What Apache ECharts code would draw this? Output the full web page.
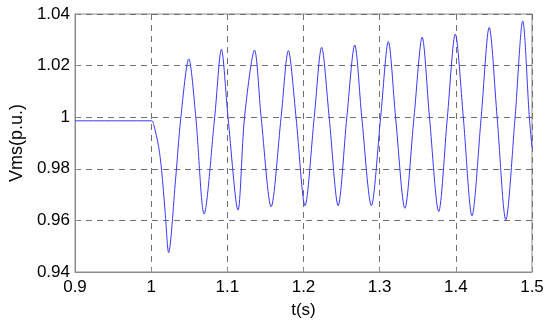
<!DOCTYPE html>
<html>
<head>
<meta charset="utf-8">
<script src="https://cdn.jsdelivr.net/npm/echarts@6/dist/echarts.min.js"></script>
<style>html,body{margin:0;padding:0;background:#fff;}#c{width:550px;height:327px;}</style>
</head>
<body>
<div id="c"></div>
<script>
var xTickLabels = ['0.9', '1', '1.1', '1.2', '1.3', '1.4', '1.5'];
var yTickLabels = ['0.94', '0.96', '0.98', '1', '1.02', '1.04'];
var timeValues = [0.900, 1.0007, 1.0033, 1.0098, 1.0137, 1.0185, 1.0229, 1.0320, 1.0390, 1.0494, 1.0586, 1.0695, 1.0834, 1.0922, 1.1009, 1.1140, 1.1226, 1.1357, 1.1444, 1.1575, 1.1706, 1.1801, 1.1902, 1.2020, 1.2141, 1.2238, 1.2337, 1.2455, 1.2569, 1.2673, 1.2765, 1.2891, 1.3013, 1.3114, 1.3209, 1.3331, 1.3451, 1.3558, 1.3654, 1.3775, 1.3889, 1.3993, 1.4098, 1.4212, 1.4333, 1.4438, 1.4542, 1.4656, 1.4778, 1.4878, 1.4965, 1.5000];
var vrmsValues = [0.9986, 0.9986, 0.9972, 0.9886, 0.9795, 0.9627, 0.9475, 0.9757, 1.0000, 1.0226, 1.0000, 0.9625, 1.0000, 1.0263, 1.0000, 0.9640, 1.0000, 1.0260, 1.0000, 0.9653, 1.0000, 1.0258, 1.0000, 0.9657, 1.0000, 1.0271, 1.0000, 0.9657, 1.0000, 1.0280, 1.0000, 0.9657, 1.0000, 1.0293, 1.0000, 0.9647, 1.0000, 1.0310, 1.0000, 0.9634, 1.0000, 1.0322, 1.0000, 0.9618, 1.0000, 1.0348, 1.0000, 0.9602, 1.0000, 1.0373, 1.0000, 0.9883];

var data = timeValues.map(function (t, i) { return [t, vrmsValues[i]]; });
var chart = echarts.init(document.getElementById('c'), null, {renderer: 'canvas'});
var font = 'Liberation Sans, Arial, sans-serif';
function fmt(list, min, step) {
  return function (v) { var i = Math.round((v - min) / step); return list[i] !== undefined ? list[i] : ''; };
}
chart.setOption({
  animation: false,
  backgroundColor: '#fff',
  grid: {left: 73, right: 18, top: 14, bottom: 55, show: true, borderColor: '#8c8c8c', borderWidth: 1},
  xAxis: {
    type: 'value', min: 0.9, max: 1.5, interval: 0.1,
    name: 't(s)', nameLocation: 'middle', nameGap: 30,
    nameTextStyle: {fontFamily: font, fontSize: 17, color: '#000'},
    axisLine: {show: true, lineStyle: {color: '#8c8c8c'}},
    axisTick: {show: true, inside: true, length: 4, lineStyle: {color: '#8c8c8c'}},
    axisLabel: {fontFamily: font, fontSize: 17, color: '#000', margin: 7, formatter: fmt(xTickLabels, 0.9, 0.1)},
    splitLine: {show: true, lineStyle: {color: '#707070', type: [6, 5], width: 1}}
  },
  yAxis: {
    type: 'value', min: 0.94, max: 1.04, interval: 0.02,
    name: 'Vms(p.u.)', nameLocation: 'middle', nameGap: 48, nameRotate: 90,
    nameTextStyle: {fontFamily: font, fontSize: 18, color: '#000'},
    axisLine: {show: true, lineStyle: {color: '#8c8c8c'}},
    axisTick: {show: true, inside: true, length: 4, lineStyle: {color: '#8c8c8c'}},
    axisLabel: {fontFamily: font, fontSize: 17, color: '#000', margin: 5, formatter: fmt(yTickLabels, 0.94, 0.02)},
    splitLine: {show: true, lineStyle: {color: '#707070', type: [6, 5], width: 1}}
  },
  series: [{
    type: 'line', data: data, showSymbol: false, smooth: 0.3,
    lineStyle: {color: '#3838ff', width: 1}
  }]
});
</script>
</body>
</html>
● ● ● ● ● ● ●
What is needed: Do not include the images; transcribe the rest of the listing exactly.

Answer:
What Apache ECharts code would draw this? Output the full web page.
<!DOCTYPE html>
<html>
<head>
<meta charset="utf-8">
<script src="https://cdn.jsdelivr.net/npm/echarts@6/dist/echarts.min.js"></script>
<style>html,body{margin:0;padding:0;background:#fff;}#c{width:550px;height:327px;}</style>
</head>
<body>
<div id="c"></div>
<script>
var xTickLabels = ['0.9', '1', '1.1', '1.2', '1.3', '1.4', '1.5'];
var yTickLabels = ['0.94', '0.96', '0.98', '1', '1.02', '1.04'];
var timeValues = [0.900, 1.0007, 1.0033, 1.0098, 1.0137, 1.0185, 1.0229, 1.0320, 1.0390, 1.0494, 1.0586, 1.0695, 1.0834, 1.0922, 1.1009, 1.1140, 1.1226, 1.1357, 1.1444, 1.1575, 1.1706, 1.1801, 1.1902, 1.2020, 1.2141, 1.2238, 1.2337, 1.2455, 1.2569, 1.2673, 1.2765, 1.2891, 1.3013, 1.3114, 1.3209, 1.3331, 1.3451, 1.3558, 1.3654, 1.3775, 1.3889, 1.3993, 1.4098, 1.4212, 1.4333, 1.4438, 1.4542, 1.4656, 1.4778, 1.4878, 1.4965, 1.5000];
var vrmsValues = [0.9986, 0.9986, 0.9972, 0.9886, 0.9795, 0.9627, 0.9475, 0.9757, 1.0000, 1.0226, 1.0000, 0.9625, 1.0000, 1.0263, 1.0000, 0.9640, 1.0000, 1.0260, 1.0000, 0.9653, 1.0000, 1.0258, 1.0000, 0.9657, 1.0000, 1.0271, 1.0000, 0.9657, 1.0000, 1.0280, 1.0000, 0.9657, 1.0000, 1.0293, 1.0000, 0.9647, 1.0000, 1.0310, 1.0000, 0.9634, 1.0000, 1.0322, 1.0000, 0.9618, 1.0000, 1.0348, 1.0000, 0.9602, 1.0000, 1.0373, 1.0000, 0.9883];

var data = timeValues.map(function (t, i) { return [t, vrmsValues[i]]; });
var chart = echarts.init(document.getElementById('c'), null, {renderer: 'canvas'});
var font = 'Liberation Sans, Arial, sans-serif';
function fmt(list, min, step) {
  return function (v) { var i = Math.round((v - min) / step); return list[i] !== undefined ? list[i] : ''; };
}
chart.setOption({
  animation: false,
  backgroundColor: '#fff',
  grid: {left: 73, right: 18, top: 14, bottom: 55, show: true, borderColor: '#8c8c8c', borderWidth: 1},
  xAxis: {
    type: 'value', min: 0.9, max: 1.5, interval: 0.1,
    name: 't(s)', nameLocation: 'middle', nameGap: 30,
    nameTextStyle: {fontFamily: font, fontSize: 17, color: '#000'},
    axisLine: {show: true, lineStyle: {color: '#8c8c8c'}},
    axisTick: {show: true, inside: true, length: 4, lineStyle: {color: '#8c8c8c'}},
    axisLabel: {fontFamily: font, fontSize: 17, color: '#000', margin: 7, formatter: fmt(xTickLabels, 0.9, 0.1)},
    splitLine: {show: true, lineStyle: {color: '#707070', type: [6, 5], width: 1}}
  },
  yAxis: {
    type: 'value', min: 0.94, max: 1.04, interval: 0.02,
    name: 'Vms(p.u.)', nameLocation: 'middle', nameGap: 48, nameRotate: 90,
    nameTextStyle: {fontFamily: font, fontSize: 18, color: '#000'},
    axisLine: {show: true, lineStyle: {color: '#8c8c8c'}},
    axisTick: {show: true, inside: true, length: 4, lineStyle: {color: '#8c8c8c'}},
    axisLabel: {fontFamily: font, fontSize: 17, color: '#000', margin: 5, formatter: fmt(yTickLabels, 0.94, 0.02)},
    splitLine: {show: true, lineStyle: {color: '#707070', type: [6, 5], width: 1}}
  },
  series: [{
    type: 'line', data: data, showSymbol: false, smooth: 0.3,
    lineStyle: {color: '#3838ff', width: 1}
  }]
});
</script>
</body>
</html>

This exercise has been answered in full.